The U.S. decision to play a larger role in Asia comes against the backdrop of rising military spending in that region while the U.S. trims its own military in the face of massive deficits.
Defense spending in Asia has been projected to surpass Europe’s this year. “There is no doubt that it will continue to increase in the future,” Panetta said.
To offset U.S. budget realities, the United States will “sharpen the technological edge of our forces,” Panetta said.
He said the U.S. military “will be smaller, and it will be leaner, but it will be agile and flexible and quickly deployable and will employ cutting edge technology in the future.”
Panetta detailed how the United States will spend its money with “investments” in rapid deployment technology and in capabilities that will help the U.S. deal with the realities of long distances in the Pacific such as “new aerial refueling tankers, a new bomber, an advanced maritime patrol and anti-submarine warfare aircraft.”

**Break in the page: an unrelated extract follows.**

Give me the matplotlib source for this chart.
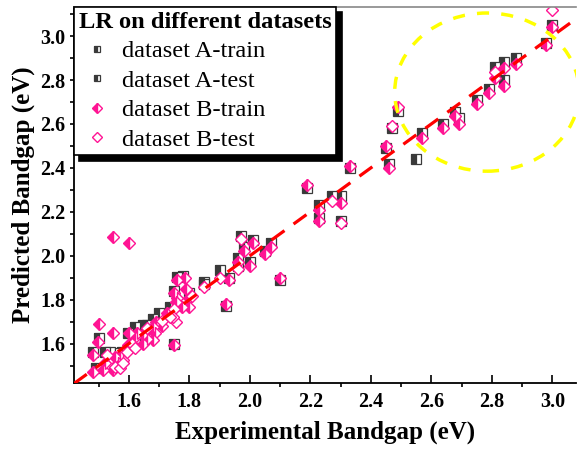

Under required budget cuts by Congress, the Department of Defense must reduce the planned budget by nearly half a trillion dollars over the next decade.
Despite financial constraints, Panetta said, there is a “detailed blueprint” for meeting regional goals and its fiscal responsibilities.
“Make no mistake – in a steady, deliberate and sustainable way, the United States military is rebalancing and is bringing an enhanced capability … to this vital region,” he said.
Also present at the conference, U.S. Republican Sen. John McCain said U.S. budget cuts will affect the outlined Asia strategy.
“At some point, and I think we are at that point, we will not be able to carry out the commitments,” McCain told reporters. He said money for additional ships could be found by spending less on the redeployment of U.S. marines out of Okinawa, Japan, and by getting the “cost, waste and mismanagement” of weapons systems in the Pentagon under control.